● Exercise aim
Copy every line that contains the string "React" from the entries below.

● Records for the task
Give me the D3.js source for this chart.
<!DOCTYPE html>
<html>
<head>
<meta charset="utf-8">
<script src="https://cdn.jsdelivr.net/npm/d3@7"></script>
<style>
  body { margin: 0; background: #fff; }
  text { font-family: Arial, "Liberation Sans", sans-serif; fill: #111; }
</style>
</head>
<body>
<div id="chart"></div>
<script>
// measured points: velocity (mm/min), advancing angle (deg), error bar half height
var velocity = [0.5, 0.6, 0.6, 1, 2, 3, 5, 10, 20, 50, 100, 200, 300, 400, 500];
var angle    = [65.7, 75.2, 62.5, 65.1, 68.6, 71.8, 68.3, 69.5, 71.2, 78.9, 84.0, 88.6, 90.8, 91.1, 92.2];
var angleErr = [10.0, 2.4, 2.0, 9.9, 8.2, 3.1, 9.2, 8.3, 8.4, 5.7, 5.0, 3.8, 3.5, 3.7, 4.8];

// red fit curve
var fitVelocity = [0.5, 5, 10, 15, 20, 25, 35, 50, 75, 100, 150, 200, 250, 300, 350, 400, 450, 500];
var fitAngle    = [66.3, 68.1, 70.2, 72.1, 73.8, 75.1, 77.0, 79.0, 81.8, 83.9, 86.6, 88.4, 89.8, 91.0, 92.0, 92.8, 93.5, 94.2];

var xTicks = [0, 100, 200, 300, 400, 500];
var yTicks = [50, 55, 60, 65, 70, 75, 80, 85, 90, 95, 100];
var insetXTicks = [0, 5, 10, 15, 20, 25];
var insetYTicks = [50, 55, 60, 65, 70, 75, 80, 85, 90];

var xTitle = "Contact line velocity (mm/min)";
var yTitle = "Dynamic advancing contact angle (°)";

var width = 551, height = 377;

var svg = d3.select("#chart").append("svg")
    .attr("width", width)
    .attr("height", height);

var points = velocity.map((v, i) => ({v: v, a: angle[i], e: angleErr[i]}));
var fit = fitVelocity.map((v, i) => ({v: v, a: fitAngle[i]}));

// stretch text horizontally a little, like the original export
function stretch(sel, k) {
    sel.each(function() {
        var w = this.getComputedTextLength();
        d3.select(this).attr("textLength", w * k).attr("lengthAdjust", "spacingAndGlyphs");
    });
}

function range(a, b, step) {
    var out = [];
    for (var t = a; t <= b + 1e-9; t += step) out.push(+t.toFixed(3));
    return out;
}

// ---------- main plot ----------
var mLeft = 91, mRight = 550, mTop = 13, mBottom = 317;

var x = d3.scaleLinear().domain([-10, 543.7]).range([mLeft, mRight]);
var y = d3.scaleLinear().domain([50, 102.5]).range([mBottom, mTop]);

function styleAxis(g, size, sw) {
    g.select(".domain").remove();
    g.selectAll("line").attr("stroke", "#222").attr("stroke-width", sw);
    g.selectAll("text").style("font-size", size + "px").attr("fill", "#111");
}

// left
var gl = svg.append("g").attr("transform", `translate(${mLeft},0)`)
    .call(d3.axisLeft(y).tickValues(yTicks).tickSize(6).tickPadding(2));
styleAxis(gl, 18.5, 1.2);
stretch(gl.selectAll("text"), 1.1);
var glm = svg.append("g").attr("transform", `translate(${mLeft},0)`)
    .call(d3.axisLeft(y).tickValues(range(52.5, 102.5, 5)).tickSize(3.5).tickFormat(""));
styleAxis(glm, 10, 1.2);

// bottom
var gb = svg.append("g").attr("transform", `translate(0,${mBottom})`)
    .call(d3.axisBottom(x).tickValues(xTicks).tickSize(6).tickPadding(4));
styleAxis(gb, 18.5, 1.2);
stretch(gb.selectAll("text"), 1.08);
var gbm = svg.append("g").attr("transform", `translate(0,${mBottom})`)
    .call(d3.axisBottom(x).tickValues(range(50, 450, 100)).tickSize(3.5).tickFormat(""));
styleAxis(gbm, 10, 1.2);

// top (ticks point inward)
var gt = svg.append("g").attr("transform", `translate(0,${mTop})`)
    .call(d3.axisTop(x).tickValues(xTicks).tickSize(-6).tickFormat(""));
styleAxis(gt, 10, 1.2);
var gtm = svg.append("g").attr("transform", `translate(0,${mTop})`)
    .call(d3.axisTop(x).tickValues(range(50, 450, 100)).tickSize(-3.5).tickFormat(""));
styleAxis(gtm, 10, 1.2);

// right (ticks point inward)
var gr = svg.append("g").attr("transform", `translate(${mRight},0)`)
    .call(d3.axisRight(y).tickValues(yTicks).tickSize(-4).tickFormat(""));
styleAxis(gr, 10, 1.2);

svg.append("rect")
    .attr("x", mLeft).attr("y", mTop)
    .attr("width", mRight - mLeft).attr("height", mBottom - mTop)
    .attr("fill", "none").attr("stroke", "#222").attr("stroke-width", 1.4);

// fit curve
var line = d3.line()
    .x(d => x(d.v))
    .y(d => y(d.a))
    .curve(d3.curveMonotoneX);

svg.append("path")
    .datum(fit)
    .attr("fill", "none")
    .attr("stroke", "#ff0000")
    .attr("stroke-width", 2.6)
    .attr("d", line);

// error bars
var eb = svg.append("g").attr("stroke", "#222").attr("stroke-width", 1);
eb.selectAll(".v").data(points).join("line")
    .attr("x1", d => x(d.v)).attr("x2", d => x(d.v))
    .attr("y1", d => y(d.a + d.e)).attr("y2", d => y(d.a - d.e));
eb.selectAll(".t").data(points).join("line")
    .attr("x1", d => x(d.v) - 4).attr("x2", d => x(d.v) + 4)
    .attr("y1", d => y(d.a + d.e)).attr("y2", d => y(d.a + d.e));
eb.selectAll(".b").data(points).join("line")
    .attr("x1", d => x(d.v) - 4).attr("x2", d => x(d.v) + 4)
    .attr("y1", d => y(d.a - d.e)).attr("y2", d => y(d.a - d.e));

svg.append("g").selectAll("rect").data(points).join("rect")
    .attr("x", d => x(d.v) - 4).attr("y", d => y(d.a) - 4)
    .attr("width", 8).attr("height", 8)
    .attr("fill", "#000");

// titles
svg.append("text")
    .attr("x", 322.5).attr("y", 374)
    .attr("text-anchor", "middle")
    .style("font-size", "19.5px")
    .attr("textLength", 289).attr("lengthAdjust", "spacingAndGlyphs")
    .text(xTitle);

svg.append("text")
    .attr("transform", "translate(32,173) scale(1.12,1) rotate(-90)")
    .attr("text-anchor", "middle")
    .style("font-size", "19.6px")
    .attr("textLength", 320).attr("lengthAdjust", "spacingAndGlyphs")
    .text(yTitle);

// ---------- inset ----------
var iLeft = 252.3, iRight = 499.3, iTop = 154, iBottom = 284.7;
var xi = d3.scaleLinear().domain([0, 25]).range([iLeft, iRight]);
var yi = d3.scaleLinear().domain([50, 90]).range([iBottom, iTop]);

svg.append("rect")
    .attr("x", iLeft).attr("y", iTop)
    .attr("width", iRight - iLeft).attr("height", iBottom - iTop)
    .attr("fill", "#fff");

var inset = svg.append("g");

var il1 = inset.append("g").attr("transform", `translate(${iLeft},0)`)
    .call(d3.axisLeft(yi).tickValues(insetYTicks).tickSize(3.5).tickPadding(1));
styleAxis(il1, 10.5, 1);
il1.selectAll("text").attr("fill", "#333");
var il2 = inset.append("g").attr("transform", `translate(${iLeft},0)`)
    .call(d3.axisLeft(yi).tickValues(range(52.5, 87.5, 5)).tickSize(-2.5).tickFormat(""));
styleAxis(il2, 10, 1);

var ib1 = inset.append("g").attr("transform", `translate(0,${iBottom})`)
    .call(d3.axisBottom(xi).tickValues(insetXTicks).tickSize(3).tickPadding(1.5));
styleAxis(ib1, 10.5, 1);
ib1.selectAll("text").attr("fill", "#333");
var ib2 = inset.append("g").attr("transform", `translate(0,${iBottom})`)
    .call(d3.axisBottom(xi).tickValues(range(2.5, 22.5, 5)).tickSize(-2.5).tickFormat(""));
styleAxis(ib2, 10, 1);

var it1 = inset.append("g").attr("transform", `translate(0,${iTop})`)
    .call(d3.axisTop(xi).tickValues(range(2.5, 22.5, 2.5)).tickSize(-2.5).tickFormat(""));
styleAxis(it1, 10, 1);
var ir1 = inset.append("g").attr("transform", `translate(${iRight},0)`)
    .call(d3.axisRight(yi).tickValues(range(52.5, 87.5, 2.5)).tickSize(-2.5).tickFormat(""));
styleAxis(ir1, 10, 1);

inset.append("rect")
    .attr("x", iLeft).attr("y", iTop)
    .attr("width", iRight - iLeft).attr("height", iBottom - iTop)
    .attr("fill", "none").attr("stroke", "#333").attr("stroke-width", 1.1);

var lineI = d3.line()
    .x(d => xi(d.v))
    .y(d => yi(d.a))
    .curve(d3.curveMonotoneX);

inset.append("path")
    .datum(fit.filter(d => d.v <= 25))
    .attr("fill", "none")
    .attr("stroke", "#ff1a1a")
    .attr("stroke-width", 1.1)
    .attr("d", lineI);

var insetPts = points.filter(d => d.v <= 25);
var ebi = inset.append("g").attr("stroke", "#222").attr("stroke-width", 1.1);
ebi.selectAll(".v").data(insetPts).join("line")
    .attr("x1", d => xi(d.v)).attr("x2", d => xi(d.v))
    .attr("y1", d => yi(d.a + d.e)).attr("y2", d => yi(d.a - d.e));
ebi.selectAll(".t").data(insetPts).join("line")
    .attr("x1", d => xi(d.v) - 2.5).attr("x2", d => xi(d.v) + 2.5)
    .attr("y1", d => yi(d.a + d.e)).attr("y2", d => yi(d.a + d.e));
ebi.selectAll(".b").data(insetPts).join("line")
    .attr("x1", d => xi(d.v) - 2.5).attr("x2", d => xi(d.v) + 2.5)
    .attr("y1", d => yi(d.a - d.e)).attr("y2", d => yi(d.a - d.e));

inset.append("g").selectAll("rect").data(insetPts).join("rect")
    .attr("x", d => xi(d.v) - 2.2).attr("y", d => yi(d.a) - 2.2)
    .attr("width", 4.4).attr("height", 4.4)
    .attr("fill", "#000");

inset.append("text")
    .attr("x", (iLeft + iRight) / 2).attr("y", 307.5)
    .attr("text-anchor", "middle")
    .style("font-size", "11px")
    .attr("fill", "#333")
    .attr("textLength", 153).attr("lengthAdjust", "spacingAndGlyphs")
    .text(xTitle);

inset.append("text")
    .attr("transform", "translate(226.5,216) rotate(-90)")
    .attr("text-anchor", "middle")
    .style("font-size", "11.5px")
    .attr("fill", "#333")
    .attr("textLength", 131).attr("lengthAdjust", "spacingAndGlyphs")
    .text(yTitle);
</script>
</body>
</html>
--
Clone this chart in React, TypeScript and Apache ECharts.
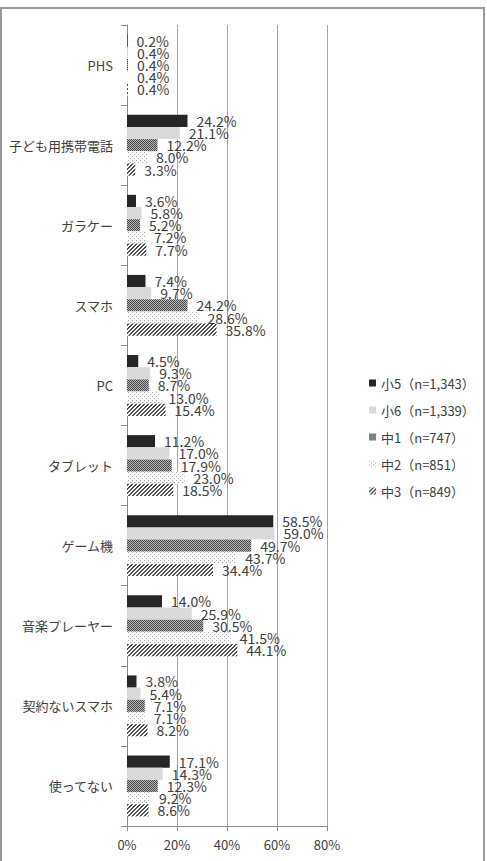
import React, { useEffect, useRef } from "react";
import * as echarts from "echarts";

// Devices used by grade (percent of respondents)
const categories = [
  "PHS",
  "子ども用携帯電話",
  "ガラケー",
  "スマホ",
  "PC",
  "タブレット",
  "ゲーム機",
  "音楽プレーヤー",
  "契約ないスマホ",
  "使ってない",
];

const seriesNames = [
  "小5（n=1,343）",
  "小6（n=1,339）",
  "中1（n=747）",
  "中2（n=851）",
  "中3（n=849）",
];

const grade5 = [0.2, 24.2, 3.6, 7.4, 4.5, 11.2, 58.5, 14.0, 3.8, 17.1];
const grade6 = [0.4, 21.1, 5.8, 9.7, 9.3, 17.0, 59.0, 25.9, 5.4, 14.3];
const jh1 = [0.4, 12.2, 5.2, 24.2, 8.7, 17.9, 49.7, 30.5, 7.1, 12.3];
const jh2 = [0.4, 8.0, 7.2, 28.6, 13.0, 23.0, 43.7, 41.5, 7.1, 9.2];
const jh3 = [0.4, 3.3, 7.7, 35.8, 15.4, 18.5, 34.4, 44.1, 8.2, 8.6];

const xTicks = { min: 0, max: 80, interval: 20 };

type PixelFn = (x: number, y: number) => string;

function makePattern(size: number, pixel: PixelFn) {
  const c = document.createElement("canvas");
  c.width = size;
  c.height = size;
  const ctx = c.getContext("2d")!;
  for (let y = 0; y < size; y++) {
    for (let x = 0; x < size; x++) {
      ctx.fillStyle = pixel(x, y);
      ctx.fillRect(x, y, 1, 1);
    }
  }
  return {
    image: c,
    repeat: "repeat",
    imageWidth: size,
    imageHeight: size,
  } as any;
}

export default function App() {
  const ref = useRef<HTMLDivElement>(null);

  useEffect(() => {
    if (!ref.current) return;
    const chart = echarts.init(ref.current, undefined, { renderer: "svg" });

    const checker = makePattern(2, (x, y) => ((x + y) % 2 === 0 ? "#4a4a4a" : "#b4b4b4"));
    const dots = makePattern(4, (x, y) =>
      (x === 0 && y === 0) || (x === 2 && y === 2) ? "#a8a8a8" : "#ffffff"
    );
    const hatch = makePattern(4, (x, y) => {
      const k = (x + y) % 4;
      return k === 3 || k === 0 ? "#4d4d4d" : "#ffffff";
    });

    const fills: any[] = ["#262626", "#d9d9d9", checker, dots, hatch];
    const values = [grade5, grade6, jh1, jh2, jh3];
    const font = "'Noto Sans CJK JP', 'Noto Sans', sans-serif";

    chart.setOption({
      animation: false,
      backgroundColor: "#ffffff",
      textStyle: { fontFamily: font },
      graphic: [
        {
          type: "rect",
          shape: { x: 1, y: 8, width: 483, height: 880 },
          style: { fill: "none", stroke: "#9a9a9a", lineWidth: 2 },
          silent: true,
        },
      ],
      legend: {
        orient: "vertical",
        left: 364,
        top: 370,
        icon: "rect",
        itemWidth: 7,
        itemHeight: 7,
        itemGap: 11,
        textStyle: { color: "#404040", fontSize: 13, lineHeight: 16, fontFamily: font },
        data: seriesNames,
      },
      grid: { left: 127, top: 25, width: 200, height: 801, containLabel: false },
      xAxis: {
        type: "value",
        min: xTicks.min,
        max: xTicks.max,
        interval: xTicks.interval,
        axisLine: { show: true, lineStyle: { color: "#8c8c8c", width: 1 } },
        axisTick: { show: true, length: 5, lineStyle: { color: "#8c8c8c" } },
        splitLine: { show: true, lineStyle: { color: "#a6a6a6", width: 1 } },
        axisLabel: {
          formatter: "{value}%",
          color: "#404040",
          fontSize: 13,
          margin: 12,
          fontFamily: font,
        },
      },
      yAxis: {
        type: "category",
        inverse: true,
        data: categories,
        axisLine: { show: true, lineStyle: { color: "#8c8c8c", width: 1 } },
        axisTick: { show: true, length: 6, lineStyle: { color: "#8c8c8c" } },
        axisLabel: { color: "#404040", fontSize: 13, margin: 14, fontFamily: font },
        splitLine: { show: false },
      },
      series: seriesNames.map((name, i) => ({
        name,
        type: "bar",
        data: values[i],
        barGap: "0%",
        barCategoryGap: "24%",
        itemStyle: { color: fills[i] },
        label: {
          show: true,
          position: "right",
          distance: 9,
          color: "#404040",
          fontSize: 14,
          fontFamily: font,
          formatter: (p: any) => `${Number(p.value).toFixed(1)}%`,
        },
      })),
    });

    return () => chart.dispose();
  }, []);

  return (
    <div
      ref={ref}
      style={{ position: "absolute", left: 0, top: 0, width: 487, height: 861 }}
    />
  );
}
==
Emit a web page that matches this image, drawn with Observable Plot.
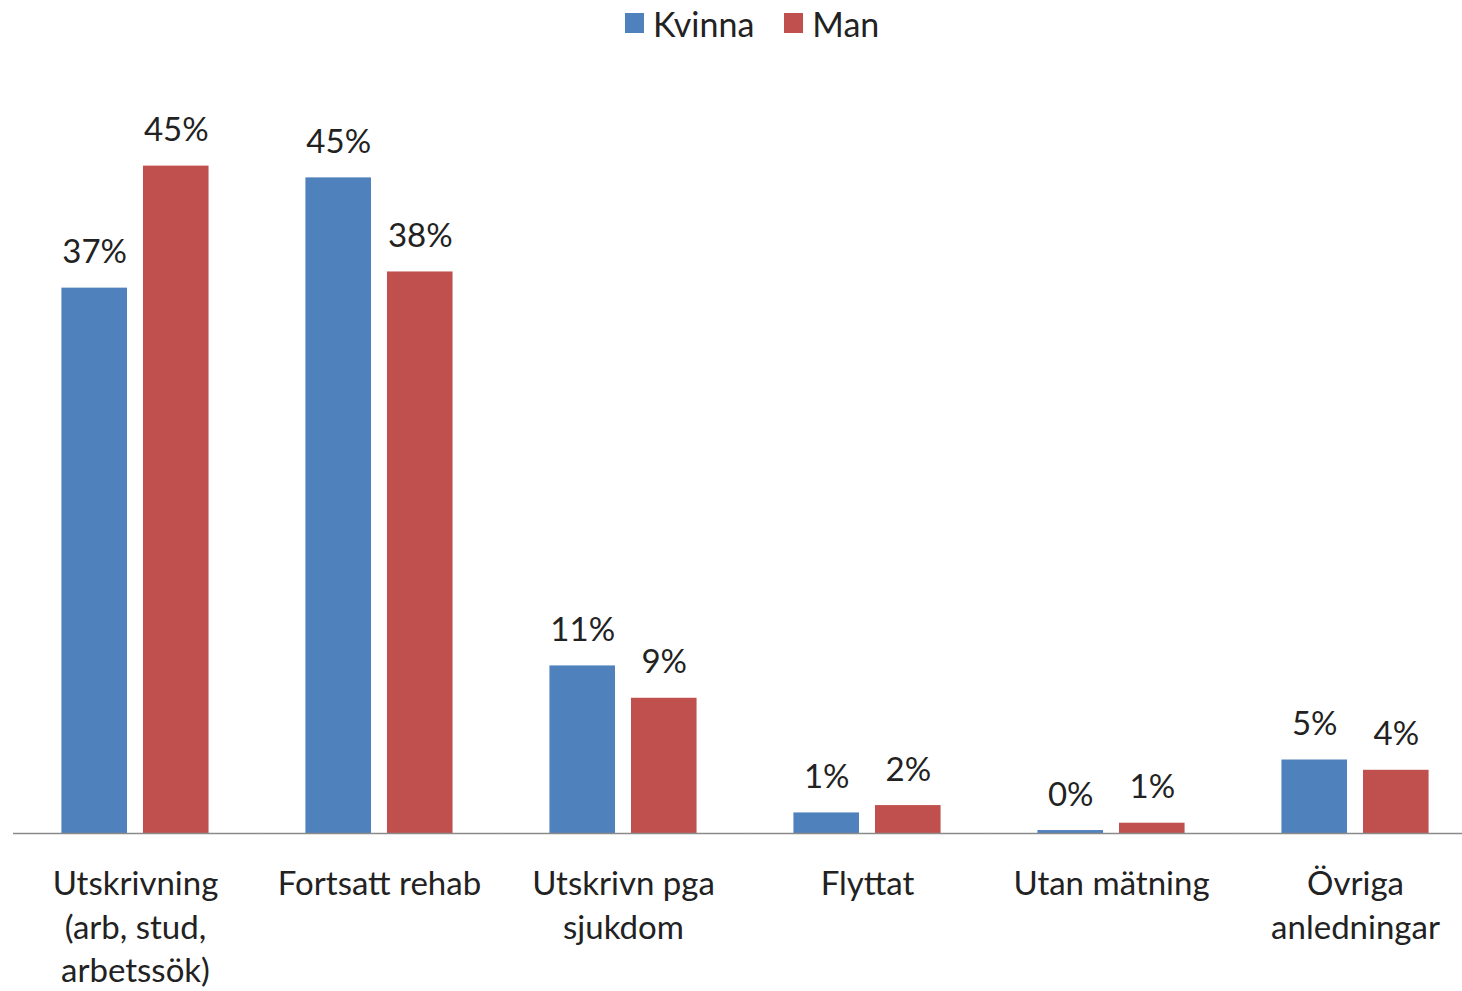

● Completed exercise
Clone this chart in React, TypeScript and Apache ECharts.
import React, { useEffect, useRef } from "react";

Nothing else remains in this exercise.